The most difficult part of the project has been that all of the text is really customized lingo--a language of its own as presented in the notes sections of the documents we are reading. Therefore, we can't use the typical linguistic extraction techinques, and rather are relying heavily on regular expressions. That certainly takes me back a few years! I used to use regular expressions mostly in shell programming (Bourne, CShell, Korn Shell and later BASH).

I must say it has been very productive, though it also makes me appreciate language rules that don't exist in any consistent way with our notes. As I am able, I'll post on more specifics on this project.

Regarding books on regular expressions, I found the unix books weren't quite so good on this topic. However, the O'Reilly Mastering Regular Expressions book is quite good.


Angelo_Arts said...

There is a great book that deals with text mining from a regular expression approach. It is Practical Text Mining with Perl.
I am also trying to improve the quality text content extraction from web pages in particular to be used for clustering later. The thing is easier when dealing with dynamic web pages where you can directly go to the database server to extract the relevant content, but it becomes harder as you deal with static pages where everything is mixed up together. The best thing I could do so far is using regex to eliminate HTML tags and what seems to be irrelevant elements such as the table tags and what live inside them. I am not loving the results so far! The problem with regular expressions (regex) is that you must have a deep knowledge in both the structure and the content of every web page in order to extract quality content from a huge pool of irrelevant elements.
Have you ever done text extraction on static web pages? Do you have any other good ideas or techniques than regex?

Dean Abbott said...

I have used the text mining tool in Clementine and Polyanalyst. I've had very positive experiences with both tools.

In Clementine, you can read in data from a web site and it will automatically grab all the pages from the web site and strip out the html tags--very convenient for what you are doing. An example is shown here. and the Clementine tool information is seen here..

I haven't used Polyanalyst on web pages (only for notes fields stored in a more structured format), so don't recall offhand if it reads in web pages (Sergei, if you are reading this, please comment)--however I strongly believe it does. If I find more information I'll include it in a separate comment.

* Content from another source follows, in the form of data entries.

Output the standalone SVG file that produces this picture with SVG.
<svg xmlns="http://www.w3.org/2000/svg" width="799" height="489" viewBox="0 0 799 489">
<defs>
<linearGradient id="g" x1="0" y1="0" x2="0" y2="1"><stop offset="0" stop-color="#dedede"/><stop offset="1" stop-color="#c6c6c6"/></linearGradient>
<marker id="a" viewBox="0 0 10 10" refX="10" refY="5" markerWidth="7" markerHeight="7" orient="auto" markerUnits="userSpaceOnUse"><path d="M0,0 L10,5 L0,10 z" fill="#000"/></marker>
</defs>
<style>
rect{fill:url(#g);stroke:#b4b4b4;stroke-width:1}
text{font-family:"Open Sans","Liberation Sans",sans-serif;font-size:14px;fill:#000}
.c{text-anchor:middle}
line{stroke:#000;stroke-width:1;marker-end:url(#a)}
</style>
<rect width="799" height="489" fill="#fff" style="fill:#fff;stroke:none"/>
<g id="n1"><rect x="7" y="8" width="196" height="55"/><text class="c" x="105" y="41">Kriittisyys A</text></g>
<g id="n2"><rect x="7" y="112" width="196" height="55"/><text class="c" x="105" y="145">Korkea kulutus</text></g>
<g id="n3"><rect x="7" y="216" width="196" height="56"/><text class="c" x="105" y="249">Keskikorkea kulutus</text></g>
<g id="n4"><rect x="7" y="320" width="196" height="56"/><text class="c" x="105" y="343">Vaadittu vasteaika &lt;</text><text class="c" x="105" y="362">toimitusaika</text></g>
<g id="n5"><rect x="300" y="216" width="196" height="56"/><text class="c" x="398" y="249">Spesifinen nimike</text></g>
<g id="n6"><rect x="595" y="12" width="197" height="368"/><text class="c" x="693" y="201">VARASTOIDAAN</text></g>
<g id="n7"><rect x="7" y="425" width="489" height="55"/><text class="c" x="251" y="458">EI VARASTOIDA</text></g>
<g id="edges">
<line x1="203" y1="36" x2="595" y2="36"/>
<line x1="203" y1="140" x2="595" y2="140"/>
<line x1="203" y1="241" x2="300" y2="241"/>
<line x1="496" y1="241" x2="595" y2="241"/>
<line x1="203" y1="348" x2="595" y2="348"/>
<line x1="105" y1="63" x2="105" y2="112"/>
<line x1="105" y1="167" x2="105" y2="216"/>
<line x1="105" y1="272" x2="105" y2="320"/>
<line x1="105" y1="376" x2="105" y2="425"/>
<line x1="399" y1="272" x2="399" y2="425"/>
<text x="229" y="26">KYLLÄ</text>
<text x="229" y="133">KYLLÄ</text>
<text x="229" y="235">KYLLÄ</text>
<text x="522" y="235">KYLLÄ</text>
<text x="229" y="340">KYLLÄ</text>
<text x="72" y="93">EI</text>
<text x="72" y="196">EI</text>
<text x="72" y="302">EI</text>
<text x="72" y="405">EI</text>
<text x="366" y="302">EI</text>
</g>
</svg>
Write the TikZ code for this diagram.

Of course there are many other tools that I'm sure handle web data more automatically, Enterprise Miner, but I haven't personally experienced them.

Dean Abbott said...

By the way, thanks for the recommendation on the Perl book.

Angelo_Arts said...
This comment has been removed by the author.
Angelo_Arts said...

Actually the tools that incorporate tag removal techniques to extract textual content from static web pages are so available. TextPipe Pro is one of the best commercially available tool that includes web text mining. This is a demo to show the capabilities of Textpipe Pro in web text mining. I can also implement my own tag cleaners in many languages including perl (using HTML::Parser and other modules), and python (BeautifulSoup parser) and many others.

Again, most of these tools rely on regular expression in extracting useful content. There is no way to - for example - determine which TABLE tag really contains useful content and which another TABLE tag is used for web layout. Also the problem of badly written html code that do not adhere to web standards is a serious challenge to regular expressions. Some web programmers close every single tag they write and some do not. Some of them validate their html code before publish and some do not. Regular expression can be very useful I agree, but from my personal experience it indeed doesn't say the final word in data cleaning and preparation when we deal with static web pages.

Dean Abbott said...

And the problem of variable human-generated content doesn't end with HTML. Part of the problem with my current text mining project is parsing out a keyword from a list of nouns. Sometimes a comma means "new idea" (it is a stop character) and sometimes a comma is just a delimiter of nouns (and not a stop character). Determining what role it plays requires some careful thinking to switch on and off which mode the text block is in.

Thanks for the URL for TextPipe Pro. I hope to be able to take a look within the next few weeks.

Dean Abbott said...

I saw on Keith McCormick's site a Text processing in Python reference. Though I can't vouch for it yet, it is free, but only for personal use. You can also buy the book on amazon, which gives the author, David Mertz, so royalties. If you like what you read, please to support him.

Anonymous said...

Another good book is Tapping Into Unstructured Data. It's by Inmon and Anthony Nesavich.

criticpapa said...
This comment has been removed by a blog administrator.